Presenting the association operating system
Tuesday, July 10, 2018
There is no single prescribed way to operate an association. With more than 150,000 in the U.S., the management and governance styles are diverse.
At board retreats volunteer leaders have said, "These concepts will transform our association. They are similar to the principles in the book, 'Traction: Get a Grip on Your Business' by Gino Wickman."
"I believe the same systems used to promote our business can be applied to an association to improve outcomes and performance," said Ryan Retif, president of Retif Oil and Fuel, and a board member of the Louisiana Oil Marketers and Convenience Store Association.
The essence of "Traction” can be described by a question: "Do you have a grip on your business, or does your business have a grip on you?" It offers an easy-to-follow operating system for entrepreneurs.
The principles are similar to another book, "The E Myth: Why Most Businesses Don't Work and What to Do About It." The "E" stands for entrepreneurial. Both books report that half of all new business fail within five years. The failure is blamed on a lack of systems and best practices.
The authors offer similar solutions: clear mission, the right people, measure performance, keep it simple, and document processes.
"Traction" describes an "entrepreneurial operating system" (EOS) with six key components. A system can be defined as connected parts that form a better way of doing things.
The concepts are similar to the national standard for performance criteria awarded in the U.S. and by most state governments.
The Malcolm Baldrige Award is the nation's only presidential recognition for public and private sector performance excellence. The seven elements include leadership, strategy, customers, measurement, workforce, operations and results.
For associations, let’s call the concept the AOS — the association operating system. Each component should connect with best practices and documentation to support high-performing organizations.
Mission, Vision, Values
The association was started for a compelling purpose. It is often communicated in a trio of clear, crisp statements.
The mission should be referenced frequently. Nearly every activity, discussion and decision should advance the mission.
"Helping all members succeed," is the straightforward mission at the Massachusetts Dental Society. The board should frequently ask, "How does this advance our mission?"
The vision is a long-term perspective of what success looks like for the organization. The best way to explain it is to read the vision of the Canadian Cancer Society: "Creating a world where no Canadian fears cancer."

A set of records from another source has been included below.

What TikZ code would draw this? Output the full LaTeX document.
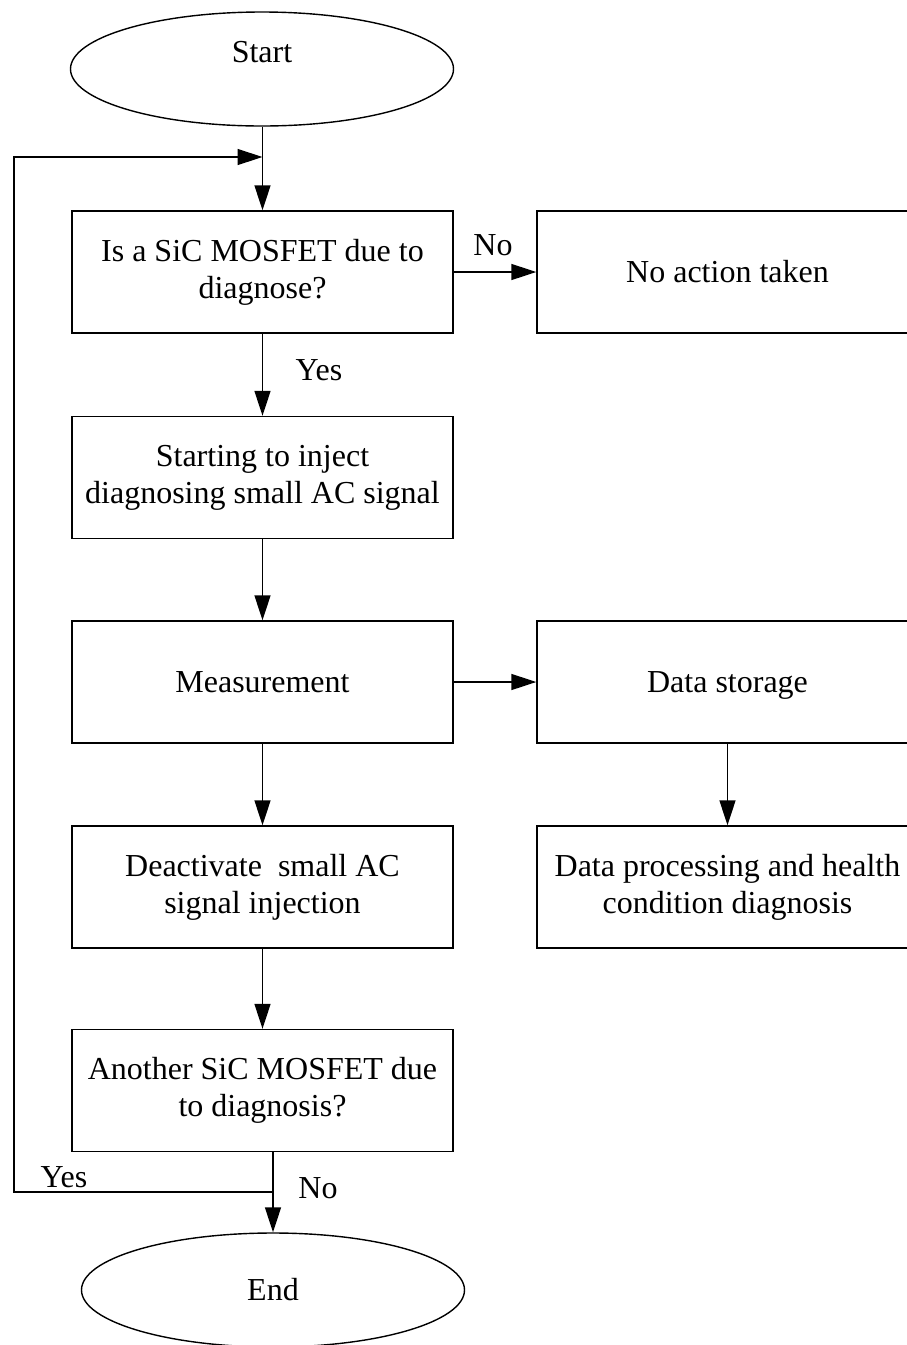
\documentclass[tikz,border=0pt]{standalone}
\usepackage{fontspec}
\setmainfont{Liberation Serif}
\usetikzlibrary{arrows.meta,shapes.geometric}
\begin{document}
\begin{tikzpicture}[x=1pt,y=-1pt,
  every node/.style={font=\fontsize{32}{37}\selectfont},
  proc/.style={draw, line width=1.4pt, minimum width=381pt, minimum height=122pt, align=center, inner sep=0pt},
  oneline/.style={text height=22pt, text depth=1pt},
  term/.style={draw, ellipse, line width=1.4pt, minimum width=383pt, minimum height=114pt, inner sep=0pt},
  flow/.style={line width=1.4pt, -{Triangle[length=25pt,width=16pt]}},
  wire/.style={line width=1.4pt},
  lbl/.style={inner sep=0pt}
]
\useasboundingbox (0,0) rectangle (907,1345);

% terminals and process boxes
\node[term] (start) at (262,69) {};
\node[lbl] (starttxt) at (262,52) {Start};
\node[proc] (q1) at (262.5,272) {Is a SiC MOSFET due to\\diagnose?};
\node[proc, oneline] (noact) at (727.5,272) {No action taken};
\node[proc] (inject) at (262.5,477.5) {Starting to inject\\diagnosing small AC signal};
\node[proc, oneline] (meas) at (262.5,682) {Measurement};
\node[proc, oneline] (store) at (727.5,682) {Data storage};
\node[proc] (deact) at (262.5,887) {Deactivate\ \ small AC\\signal injection};
\node[proc] (dproc) at (727.5,887) {Data processing and health\\condition diagnosis};
\node[proc] (q2) at (262.5,1090.5) {Another SiC MOSFET due\\to diagnosis?};
\node[term, oneline] (end) at (273,1290) {End};

% junction points of the loop-back line
\coordinate (join) at (262.5,157);
\coordinate (split) at (273,1192);
\coordinate (loopbot) at (14,1192);
\coordinate (looptop) at (14,157);

% connectors
\draw[wire] (start.south -| join) -- (join);
\draw[flow] (join) -- (q1.north);
\draw[flow] (q1.east) -- (noact.west);
\draw[flow] (q1.south) -- (inject.north);
\draw[flow] (inject.south) -- (meas.north);
\draw[flow] (meas.east) -- (store.west);
\draw[flow] (store.south) -- (dproc.north);
\draw[flow] (meas.south) -- (deact.north);
\draw[flow] (deact.south) -- (q2.north);
\draw[flow] (q2.south -| end.north) -- (end.north);
\draw[flow] (split) -- (loopbot) -- (looptop) -- (join);

% branch labels
\node[lbl] (no1) at (493,245) {No};
\node[lbl] (yes1) at (319,370) {Yes};
\node[lbl] (yes2) at (64,1177) {Yes};
\node[lbl] (no2) at (318,1188) {No};
\end{tikzpicture}
\end{document}
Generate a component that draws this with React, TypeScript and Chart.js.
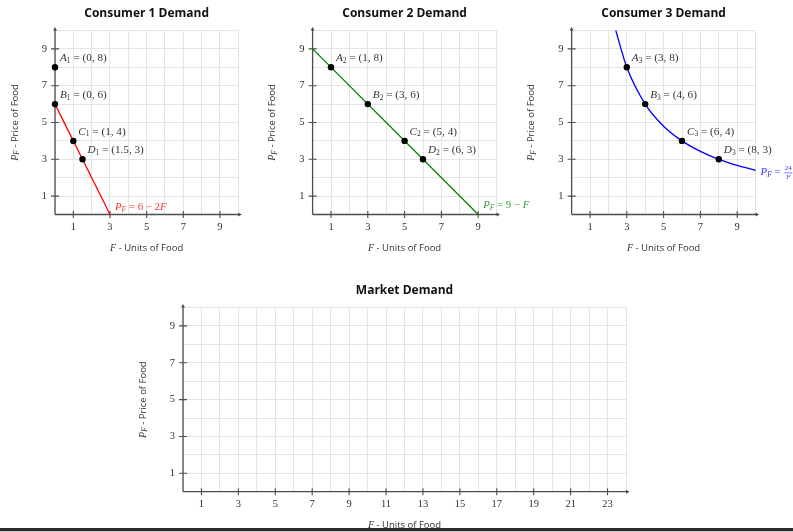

Many organizations adopt a values statement applicable to volunteers and staff. Around the globe the general values of associations are accountability, transparency, integrity, respect and innovation.
Associations are people-centric. From founders to future leaders, they rely on people for governance and management. The concern is that people can be unpredictable or unreliable. When people fail the organization,the organization fails.
"Traction," "E-Myth" and in "Good to Great" by Jim Collins all prescribe getting the right people in the right seats.
For example, it can be fruitless if the bylaws require the immediate past president to chair the conference committee if he or she has no interest in meeting planning. People need to be positioned in the right roles. Everyone should be supported by job descriptions, orientation, governing documents and technology.
Processes are a way of doing business in the association. Events and activities in associations tend to be cyclical, thus there is opportunity to perfect the processes.
For instance, monthly publications and financial reports, quarterly meetings, and yearly conferences, budgeting and nominations.
Document the steps for every function in the association. Identify best practices to improve the processes.
Detailed processes allow any person to step into a job with efficiency. Store the documents by category or in manuals; for example, leadership, management, policies and finances.
Successful organizations monitor their performance. The board should often ask, "How will we measure the program’s success?"
Use scorecards and dashboards to report progress at every meeting. Track measures like the market share of potential members, and the retention rate.
Use external benchmarks to compare the association against outside resources, such as operating ratios or compensation studies.
The strategic plan is the road map for board, committees and staff. Keep it on the board table and in committee folders. Frequently ask, "What part of our strategic plan does this advance?"
The plan should be compelling to members and stakeholders. Use a postcard, brochure or business card to inform others about the association’s goals.
Staff will track it with a work matrix. Review the plan at least annually. Appoint a strategic plan champion on the board to report on progress.
Why exist if results are not significant? Decisions should advance the mission and deliver meaningful results. Board meetings are a place to govern and achieve results, not just to enjoy a meal and exchange information.
The outcomes will be internal and external. Though associations may not give it much thought, they positively impact employment, economy, safety and quality of life.
Internally, associations provide value to members that one hopes will exceed the cost of the dues investment.